Enunciados no 2º ato, novos personagens trazem confrontações ao objetivo inicialmente delineado pela ação armada. Problematiza-se que o espaço não foi tomado pelo tráfico, mas foi deixado, para se tornar um território onde o tráfico se soma ao cotidiano de populações historicamente, em sua maioria, já  vulnerabilizadas e invisibilizadas pela assimetria na implementação de políticas públicas. Nesse sentido, descortina-se que a retomada do território – seja da Cracolância, seja de El Bronx – busca menos arcar com as dívidas históricas vinculadas à exploração e à sujeição dos corpos que dele se apropriam, estabelecendo-se como mais uma oportunidade para que a elite controladora da produção dos espaços da cidade possa dar continuidade aos processos homogeneizantes de transformação empreendedorista do tecido urbano.
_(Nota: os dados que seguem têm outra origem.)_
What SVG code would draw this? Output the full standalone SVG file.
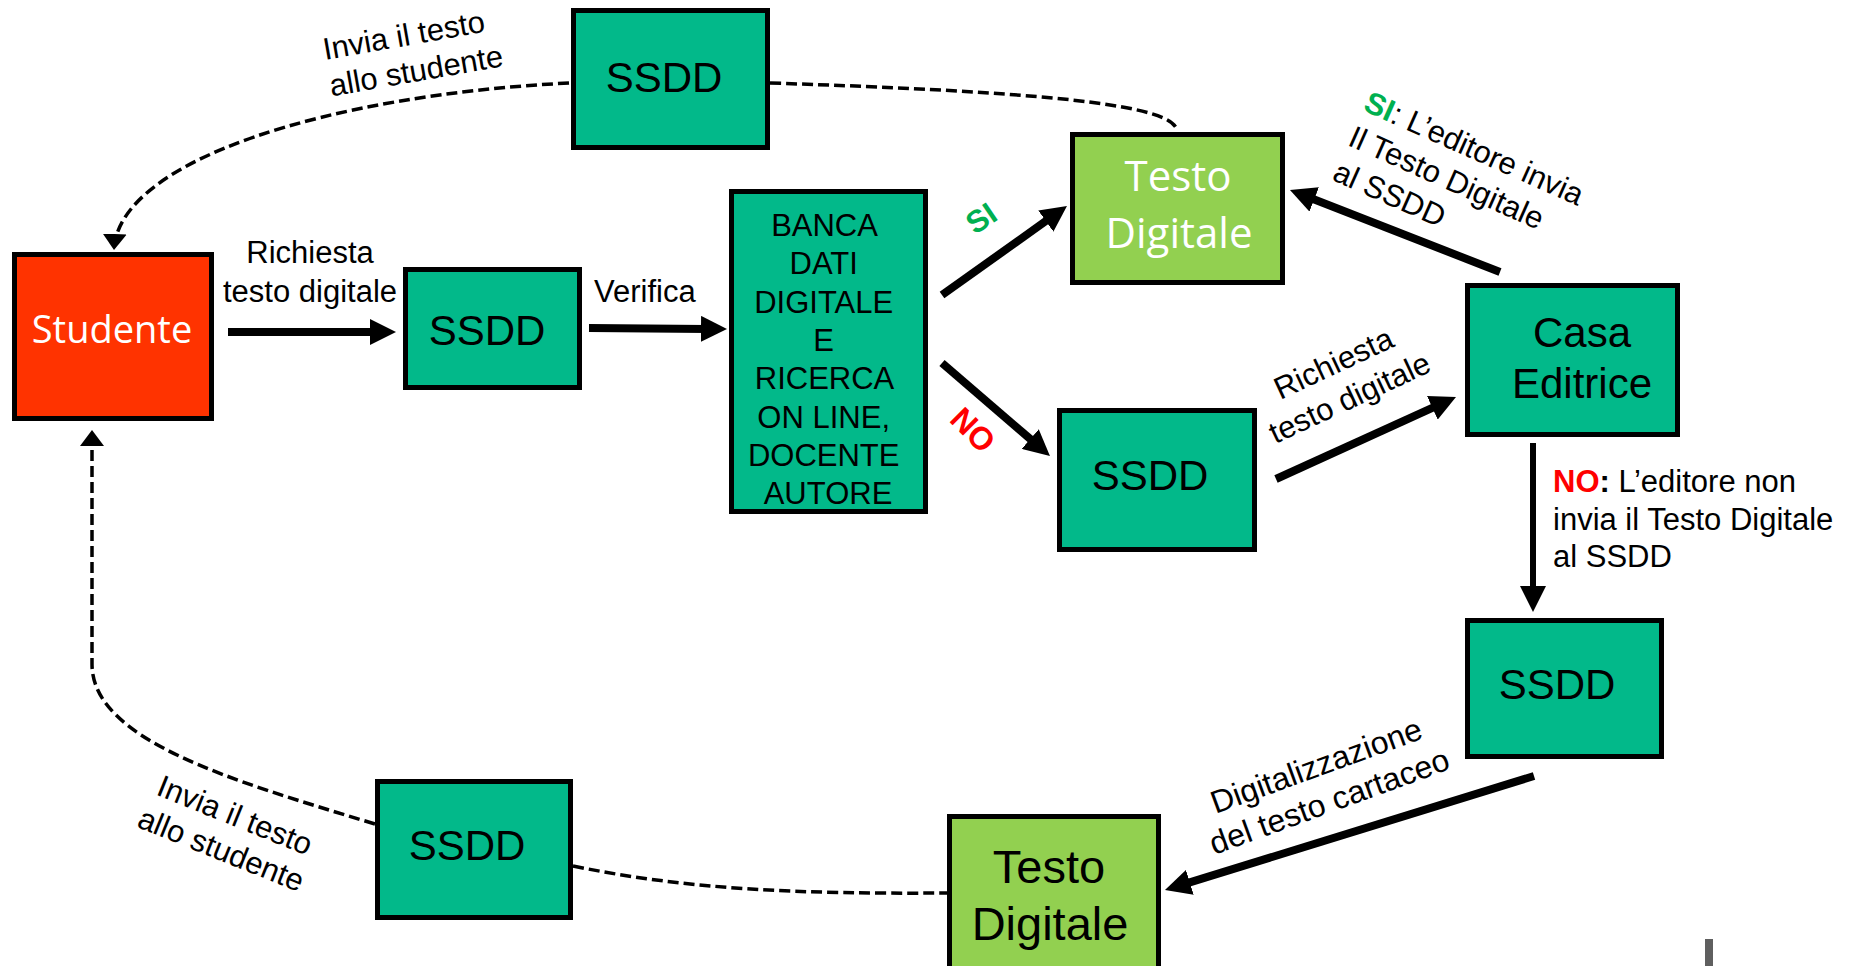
<svg xmlns="http://www.w3.org/2000/svg" width="1853" height="966" viewBox="0 0 1853 966">
<style>
.box{stroke:#000;stroke-width:5}
.teal{fill:#02B98A}
.lg{fill:#92D050}
.red{fill:#FF3300}
.bt{font-family:"Liberation Sans",Arial,sans-serif;font-size:42px;fill:#000;text-anchor:middle}
.wt{font-family:"Open Sans","Liberation Sans",sans-serif;fill:#fff;text-anchor:middle}
.lb{font-family:"Liberation Sans",Arial,sans-serif;font-size:31px;fill:#000}
.mid{text-anchor:middle}
.arr{stroke:#000;stroke-width:8;fill:none}
.dash{stroke:#000;stroke-width:3.5;fill:none;stroke-dasharray:11 5}
.gs{fill:#00B050;font-weight:bold}
.rn{fill:#FF0000;font-weight:bold}
</style>
<defs>
<marker id="ah" markerUnits="userSpaceOnUse" markerWidth="26" markerHeight="26" viewBox="0 0 26 26" refX="6" refY="13" orient="auto">
<path d="M0,0 L26,13 L0,26 z" fill="#000"/>
</marker>
<marker id="dh" markerUnits="userSpaceOnUse" markerWidth="16" markerHeight="24" viewBox="0 0 16 24" refX="16" refY="12" orient="auto">
<path d="M0,0 L16,12 L0,24 z" fill="#000"/>
</marker>
</defs>
<rect width="1853" height="966" fill="#fff"/>

<g id="connectors">
<line class="arr" x1="228" y1="332" x2="376" y2="332" marker-end="url(#ah)"/>
<line class="arr" x1="589" y1="328" x2="707" y2="328.9" marker-end="url(#ah)"/>
<line class="arr" x1="942" y1="295" x2="1050.7" y2="217.6" marker-end="url(#ah)"/>
<line class="arr" x1="942" y1="363" x2="1034.8" y2="442.9" marker-end="url(#ah)"/>
<line class="arr" x1="1276" y1="479" x2="1437.8" y2="405.3" marker-end="url(#ah)"/>
<line class="arr" x1="1500" y1="272" x2="1308.6" y2="197.3" marker-end="url(#ah)"/>
<line class="arr" style="stroke-width:6" x1="1533" y1="443" x2="1533" y2="592" marker-end="url(#ah)"/>
<line class="arr" x1="1534" y1="776" x2="1184.1" y2="884.1" marker-end="url(#ah)"/>
<path class="dash" d="M770,83 C1050,92 1175,105 1177,131"/>
<path class="dash" d="M569,83 C330,95 118,160 114,250" marker-end="url(#dh)"/>
<path class="dash" d="M375,824 C230,780 92,740 92,664 L92,430" marker-end="url(#dh)"/>
<path class="dash" d="M573,866 C690,890 800,894 947,893"/>
</g>

<g id="studente">
<rect class="box red" x="14.5" y="254.5" width="197" height="164"/>
<text class="wt" x="112" y="343" font-size="38">Studente</text>
</g>
<g id="ssdd-top">
<rect class="box teal" x="573.5" y="10.5" width="194" height="137"/>
<text class="bt" x="664" y="92">SSDD</text>
</g>
<g id="ssdd-1">
<rect class="box teal" x="405.5" y="269.5" width="174" height="118"/>
<text class="bt" x="487" y="345">SSDD</text>
</g>
<g id="banca">
<rect class="box teal" x="731.5" y="191.5" width="194" height="320"/>
<text class="lb mid" x="828">
<tspan x="828" y="236">BANCA</tspan>
<tspan x="828" y="274.3">DATI</tspan>
<tspan x="828" y="312.6">DIGITALE</tspan>
<tspan x="828" y="350.9">E</tspan>
<tspan x="828" y="389.2">RICERCA</tspan>
<tspan x="828" y="427.5">ON LINE,</tspan>
<tspan x="828" y="465.8">DOCENTE</tspan>
<tspan x="828" y="504.1">AUTORE</tspan>
</text>
</g>
<g id="testo-top">
<rect class="box lg" x="1072.5" y="134.5" width="210" height="148"/>
<text class="wt" font-size="42"><tspan x="1178" y="191">Testo</tspan><tspan x="1179" y="248">Digitale</tspan></text>
</g>
<g id="ssdd-mid">
<rect class="box teal" x="1059.5" y="410.5" width="195" height="139"/>
<text class="bt" x="1150" y="490">SSDD</text>
</g>
<g id="casa">
<rect class="box teal" x="1467.5" y="285.5" width="210" height="149"/>
<text class="bt"><tspan x="1582" y="347">Casa</tspan><tspan x="1582" y="398">Editrice</tspan></text>
</g>
<g id="ssdd-right">
<rect class="box teal" x="1467.5" y="620.5" width="194" height="136"/>
<text class="bt" x="1557" y="699">SSDD</text>
</g>
<g id="testo-bottom">
<rect class="box lg" x="949.5" y="816.5" width="209" height="200"/>
<text class="bt" style="font-size:47px"><tspan x="1049" y="883">Testo</tspan><tspan x="1050" y="940">Digitale</tspan></text>
</g>
<g id="ssdd-bottom">
<rect class="box teal" x="377.5" y="781.5" width="193" height="136"/>
<text class="bt" x="467" y="860">SSDD</text>
</g>

<g id="labels">
<text class="lb mid"><tspan x="310" y="263">Richiesta</tspan><tspan x="310" y="302">testo digitale</tspan></text>
<text class="lb" x="594" y="302">Verifica</text>
<text class="lb" transform="translate(325,60) rotate(-10)"><tspan x="0" y="0">Invia il testo</tspan><tspan x="0" y="37">allo studente</tspan></text>
<text class="lb mid" transform="translate(231,825) rotate(22)"><tspan x="0" y="0">Invia il testo</tspan><tspan x="0" y="37">allo studente</tspan></text>
<text class="lb gs" style="font-size:31px" text-anchor="middle" transform="translate(981,218) rotate(-34)" y="11">SI</text>
<text class="lb rn" style="font-size:32px" text-anchor="middle" transform="translate(973,430) rotate(45)" y="11">NO</text>
<text class="lb" transform="translate(1362,110) rotate(24)"><tspan x="0" y="0"><tspan class="gs">SI</tspan>: L’editore invia</tspan><tspan x="0" y="38">Il Testo Digitale</tspan><tspan x="0" y="76">al SSDD</tspan></text>
<text class="lb mid" transform="translate(1338,373) rotate(-25)"><tspan x="0" y="0">Richiesta</tspan><tspan x="0" y="38">testo digitale</tspan></text>
<text class="lb"><tspan x="1553" y="492"><tspan class="rn">NO</tspan><tspan font-weight="bold">:</tspan> L’editore non</tspan><tspan x="1553" y="530">invia il Testo Digitale</tspan><tspan x="1553" y="567">al SSDD</tspan></text>
<text class="lb mid" style="font-size:32px" transform="translate(1320,776) rotate(-20)"><tspan x="0" y="0">Digitalizzazione</tspan><tspan x="0" y="38">del testo cartaceo</tspan></text>
</g>
<rect x="1705" y="939" width="8" height="27" fill="#5f5f5f"/>
</svg>
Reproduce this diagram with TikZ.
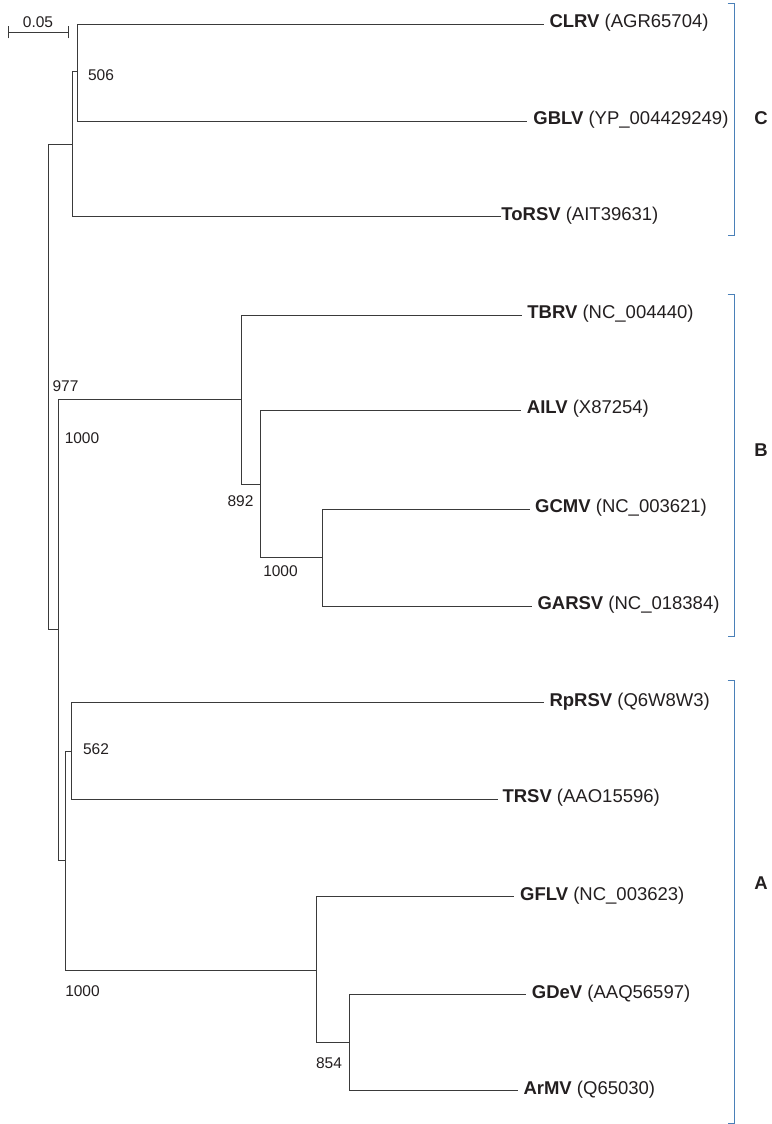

A terra urbana degradada e seu entorno podem ser comprados a baixo preço e, após investimentos a médio e longo prazo, trarão grandes retornos financeiros.  Nesse escopo, os corpos considerados anormais passam a ser compreendidos, numa reviravolta do enredo, não mais como um problema para a cidade e seus espaços, mas como uma parte da lógica de destruição criativa do espaço político-econômico que se espraia nos tecidos urbanos das cidades. Tornam-se corpos úteis e tão antigos quanto a história dos próprios centros urbanos, dispostos por cidades que, ao se reproduzirem, reflexivamente, também produzem tais corpos. E, ao voltar, para o programa da prefeitura de Dória, o “Redenção”, verifica-se que ele não se refere às pessoas que outrora espacializavam seus modos de vida, mais ou menos temporariamente, nos espaços públicos da cidade. A redenção é, indubitavelmente, a repetição constante do final feliz de um sujeito de outra ordem: o capital.

[spoiler]

Algum tempo depois da demolição da Cracolândia e do Bronx, outras localidades, nestas mesmas cidades, [re]constroem a dinâmica dos ambientes outrora demolidos, já que os “anormais” insistem em não se vincular às políticas normalizadoras disponibilizadas pelos poderes públicos. A nova Cracolândia e o novo Bronx, sem políticas públicas intersetoriais que deem conta da complexidade que envolve a questão do tráfico e de corpos que insurgem no espaço a partir de outros desenhos e lógicas de família, propriedade e trabalho, aguardam o tempo necessário para que novas forças especiais armadas sejam chamadas para resolver o que se considera como um problema das drogas, arraigado em forte apelo moral e midiático.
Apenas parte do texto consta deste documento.